**PROBLEM TO WORK ON**
Transcribe the material in full. Nothing should differ except that the pictures are left out.

**DATA BLOCK**

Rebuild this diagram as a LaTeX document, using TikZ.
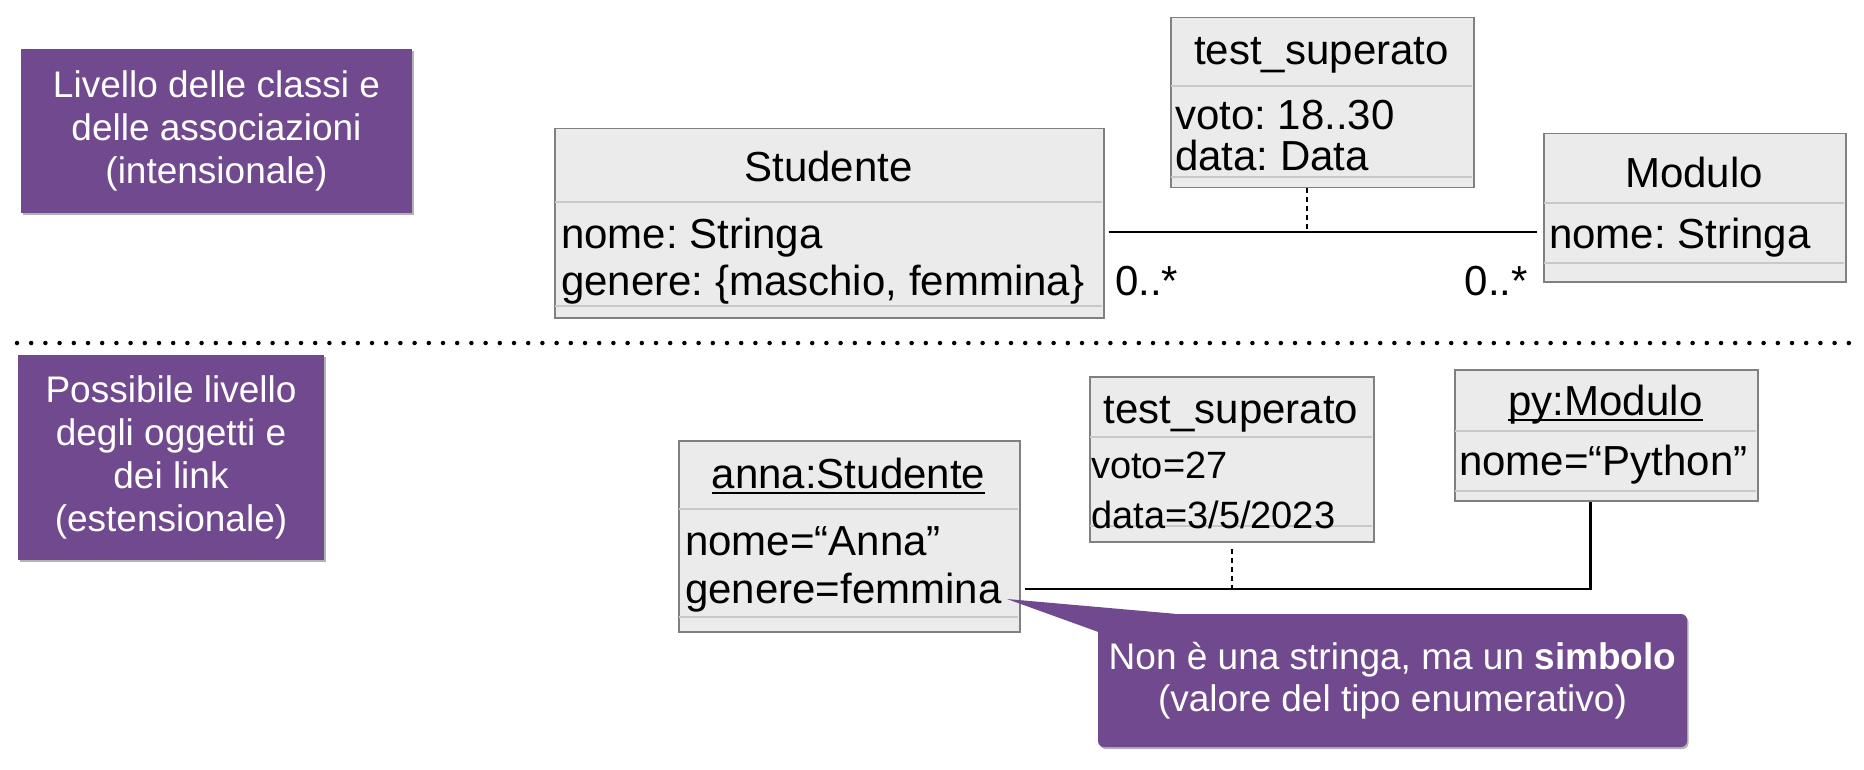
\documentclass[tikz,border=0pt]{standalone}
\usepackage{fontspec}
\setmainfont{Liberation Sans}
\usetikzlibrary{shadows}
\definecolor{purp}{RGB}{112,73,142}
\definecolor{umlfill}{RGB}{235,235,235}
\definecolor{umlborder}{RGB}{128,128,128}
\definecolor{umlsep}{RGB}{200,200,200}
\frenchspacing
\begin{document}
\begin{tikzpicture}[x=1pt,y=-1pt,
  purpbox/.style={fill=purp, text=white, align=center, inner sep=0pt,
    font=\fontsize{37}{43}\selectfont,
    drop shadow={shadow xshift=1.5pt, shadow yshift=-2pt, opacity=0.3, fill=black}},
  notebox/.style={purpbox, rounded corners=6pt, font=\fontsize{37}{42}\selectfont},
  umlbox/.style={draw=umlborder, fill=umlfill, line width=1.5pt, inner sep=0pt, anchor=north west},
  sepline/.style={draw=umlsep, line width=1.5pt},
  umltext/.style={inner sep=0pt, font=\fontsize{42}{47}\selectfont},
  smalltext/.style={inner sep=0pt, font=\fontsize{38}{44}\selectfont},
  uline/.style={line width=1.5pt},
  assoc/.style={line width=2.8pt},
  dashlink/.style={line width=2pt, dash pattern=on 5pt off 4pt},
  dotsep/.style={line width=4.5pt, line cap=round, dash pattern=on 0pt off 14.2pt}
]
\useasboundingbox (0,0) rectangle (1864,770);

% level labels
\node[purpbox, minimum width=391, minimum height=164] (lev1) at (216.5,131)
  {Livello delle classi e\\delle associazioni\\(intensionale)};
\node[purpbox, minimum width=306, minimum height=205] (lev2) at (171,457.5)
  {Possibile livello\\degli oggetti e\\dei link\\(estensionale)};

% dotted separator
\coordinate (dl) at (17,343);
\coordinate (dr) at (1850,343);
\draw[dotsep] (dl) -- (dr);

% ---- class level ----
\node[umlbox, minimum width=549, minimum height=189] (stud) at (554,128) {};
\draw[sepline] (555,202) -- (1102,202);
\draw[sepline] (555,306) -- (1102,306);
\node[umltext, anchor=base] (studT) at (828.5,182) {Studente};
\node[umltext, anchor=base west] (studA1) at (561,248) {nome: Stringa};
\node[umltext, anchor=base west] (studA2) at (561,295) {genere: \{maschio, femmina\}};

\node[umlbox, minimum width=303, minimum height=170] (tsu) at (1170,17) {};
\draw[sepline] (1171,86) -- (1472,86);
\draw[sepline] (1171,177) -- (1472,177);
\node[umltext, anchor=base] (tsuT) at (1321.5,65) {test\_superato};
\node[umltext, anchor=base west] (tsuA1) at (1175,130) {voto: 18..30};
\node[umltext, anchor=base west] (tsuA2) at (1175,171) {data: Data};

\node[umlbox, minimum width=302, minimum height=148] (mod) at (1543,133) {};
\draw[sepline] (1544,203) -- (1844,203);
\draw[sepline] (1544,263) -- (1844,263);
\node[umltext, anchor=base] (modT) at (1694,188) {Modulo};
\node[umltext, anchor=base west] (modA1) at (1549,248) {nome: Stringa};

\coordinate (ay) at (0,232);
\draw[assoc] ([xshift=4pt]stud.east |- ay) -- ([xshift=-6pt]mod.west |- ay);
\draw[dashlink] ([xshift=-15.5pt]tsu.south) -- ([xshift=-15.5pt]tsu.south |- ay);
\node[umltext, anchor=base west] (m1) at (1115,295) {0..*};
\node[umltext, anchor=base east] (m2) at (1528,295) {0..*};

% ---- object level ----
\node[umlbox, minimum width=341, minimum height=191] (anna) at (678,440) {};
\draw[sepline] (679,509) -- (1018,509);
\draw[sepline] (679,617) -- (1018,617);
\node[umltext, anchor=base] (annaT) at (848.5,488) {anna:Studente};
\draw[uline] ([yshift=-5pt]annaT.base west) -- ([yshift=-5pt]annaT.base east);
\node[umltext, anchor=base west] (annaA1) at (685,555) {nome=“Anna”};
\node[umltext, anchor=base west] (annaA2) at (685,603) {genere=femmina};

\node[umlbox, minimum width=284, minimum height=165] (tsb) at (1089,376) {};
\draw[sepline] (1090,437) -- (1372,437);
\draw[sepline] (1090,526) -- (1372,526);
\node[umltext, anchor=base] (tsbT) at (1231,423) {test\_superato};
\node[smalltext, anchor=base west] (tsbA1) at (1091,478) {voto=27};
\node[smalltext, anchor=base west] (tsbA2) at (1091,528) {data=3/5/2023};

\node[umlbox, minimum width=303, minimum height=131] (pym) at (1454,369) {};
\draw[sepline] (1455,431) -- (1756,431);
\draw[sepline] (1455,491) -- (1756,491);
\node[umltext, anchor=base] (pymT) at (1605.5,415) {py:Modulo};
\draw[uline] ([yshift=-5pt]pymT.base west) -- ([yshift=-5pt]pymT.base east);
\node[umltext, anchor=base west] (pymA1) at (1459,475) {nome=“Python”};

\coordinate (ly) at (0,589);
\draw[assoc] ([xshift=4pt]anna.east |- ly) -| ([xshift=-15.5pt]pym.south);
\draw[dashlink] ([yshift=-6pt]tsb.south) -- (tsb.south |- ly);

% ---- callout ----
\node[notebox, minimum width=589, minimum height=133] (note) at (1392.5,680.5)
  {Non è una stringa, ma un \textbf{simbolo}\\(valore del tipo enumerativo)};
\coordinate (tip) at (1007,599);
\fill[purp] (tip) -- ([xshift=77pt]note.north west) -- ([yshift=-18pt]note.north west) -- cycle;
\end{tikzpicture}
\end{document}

**ANSWER TO THE TASK**
Rebuild this diagram as a LaTeX document, using TikZ.
\documentclass[tikz,border=0pt]{standalone}
\usepackage{fontspec}
\setmainfont{Liberation Sans}
\usetikzlibrary{shadows}
\definecolor{purp}{RGB}{112,73,142}
\definecolor{umlfill}{RGB}{235,235,235}
\definecolor{umlborder}{RGB}{128,128,128}
\definecolor{umlsep}{RGB}{200,200,200}
\frenchspacing
\begin{document}
\begin{tikzpicture}[x=1pt,y=-1pt,
  purpbox/.style={fill=purp, text=white, align=center, inner sep=0pt,
    font=\fontsize{37}{43}\selectfont,
    drop shadow={shadow xshift=1.5pt, shadow yshift=-2pt, opacity=0.3, fill=black}},
  notebox/.style={purpbox, rounded corners=6pt, font=\fontsize{37}{42}\selectfont},
  umlbox/.style={draw=umlborder, fill=umlfill, line width=1.5pt, inner sep=0pt, anchor=north west},
  sepline/.style={draw=umlsep, line width=1.5pt},
  umltext/.style={inner sep=0pt, font=\fontsize{42}{47}\selectfont},
  smalltext/.style={inner sep=0pt, font=\fontsize{38}{44}\selectfont},
  uline/.style={line width=1.5pt},
  assoc/.style={line width=2.8pt},
  dashlink/.style={line width=2pt, dash pattern=on 5pt off 4pt},
  dotsep/.style={line width=4.5pt, line cap=round, dash pattern=on 0pt off 14.2pt}
]
\useasboundingbox (0,0) rectangle (1864,770);

% level labels
\node[purpbox, minimum width=391, minimum height=164] (lev1) at (216.5,131)
  {Livello delle classi e\\delle associazioni\\(intensionale)};
\node[purpbox, minimum width=306, minimum height=205] (lev2) at (171,457.5)
  {Possibile livello\\degli oggetti e\\dei link\\(estensionale)};

% dotted separator
\coordinate (dl) at (17,343);
\coordinate (dr) at (1850,343);
\draw[dotsep] (dl) -- (dr);

% ---- class level ----
\node[umlbox, minimum width=549, minimum height=189] (stud) at (554,128) {};
\draw[sepline] (555,202) -- (1102,202);
\draw[sepline] (555,306) -- (1102,306);
\node[umltext, anchor=base] (studT) at (828.5,182) {Studente};
\node[umltext, anchor=base west] (studA1) at (561,248) {nome: Stringa};
\node[umltext, anchor=base west] (studA2) at (561,295) {genere: \{maschio, femmina\}};

\node[umlbox, minimum width=303, minimum height=170] (tsu) at (1170,17) {};
\draw[sepline] (1171,86) -- (1472,86);
\draw[sepline] (1171,177) -- (1472,177);
\node[umltext, anchor=base] (tsuT) at (1321.5,65) {test\_superato};
\node[umltext, anchor=base west] (tsuA1) at (1175,130) {voto: 18..30};
\node[umltext, anchor=base west] (tsuA2) at (1175,171) {data: Data};

\node[umlbox, minimum width=302, minimum height=148] (mod) at (1543,133) {};
\draw[sepline] (1544,203) -- (1844,203);
\draw[sepline] (1544,263) -- (1844,263);
\node[umltext, anchor=base] (modT) at (1694,188) {Modulo};
\node[umltext, anchor=base west] (modA1) at (1549,248) {nome: Stringa};

\coordinate (ay) at (0,232);
\draw[assoc] ([xshift=4pt]stud.east |- ay) -- ([xshift=-6pt]mod.west |- ay);
\draw[dashlink] ([xshift=-15.5pt]tsu.south) -- ([xshift=-15.5pt]tsu.south |- ay);
\node[umltext, anchor=base west] (m1) at (1115,295) {0..*};
\node[umltext, anchor=base east] (m2) at (1528,295) {0..*};

% ---- object level ----
\node[umlbox, minimum width=341, minimum height=191] (anna) at (678,440) {};
\draw[sepline] (679,509) -- (1018,509);
\draw[sepline] (679,617) -- (1018,617);
\node[umltext, anchor=base] (annaT) at (848.5,488) {anna:Studente};
\draw[uline] ([yshift=-5pt]annaT.base west) -- ([yshift=-5pt]annaT.base east);
\node[umltext, anchor=base west] (annaA1) at (685,555) {nome=“Anna”};
\node[umltext, anchor=base west] (annaA2) at (685,603) {genere=femmina};

\node[umlbox, minimum width=284, minimum height=165] (tsb) at (1089,376) {};
\draw[sepline] (1090,437) -- (1372,437);
\draw[sepline] (1090,526) -- (1372,526);
\node[umltext, anchor=base] (tsbT) at (1231,423) {test\_superato};
\node[smalltext, anchor=base west] (tsbA1) at (1091,478) {voto=27};
\node[smalltext, anchor=base west] (tsbA2) at (1091,528) {data=3/5/2023};

\node[umlbox, minimum width=303, minimum height=131] (pym) at (1454,369) {};
\draw[sepline] (1455,431) -- (1756,431);
\draw[sepline] (1455,491) -- (1756,491);
\node[umltext, anchor=base] (pymT) at (1605.5,415) {py:Modulo};
\draw[uline] ([yshift=-5pt]pymT.base west) -- ([yshift=-5pt]pymT.base east);
\node[umltext, anchor=base west] (pymA1) at (1459,475) {nome=“Python”};

\coordinate (ly) at (0,589);
\draw[assoc] ([xshift=4pt]anna.east |- ly) -| ([xshift=-15.5pt]pym.south);
\draw[dashlink] ([yshift=-6pt]tsb.south) -- (tsb.south |- ly);

% ---- callout ----
\node[notebox, minimum width=589, minimum height=133] (note) at (1392.5,680.5)
  {Non è una stringa, ma un \textbf{simbolo}\\(valore del tipo enumerativo)};
\coordinate (tip) at (1007,599);
\fill[purp] (tip) -- ([xshift=77pt]note.north west) -- ([yshift=-18pt]note.north west) -- cycle;
\end{tikzpicture}
\end{document}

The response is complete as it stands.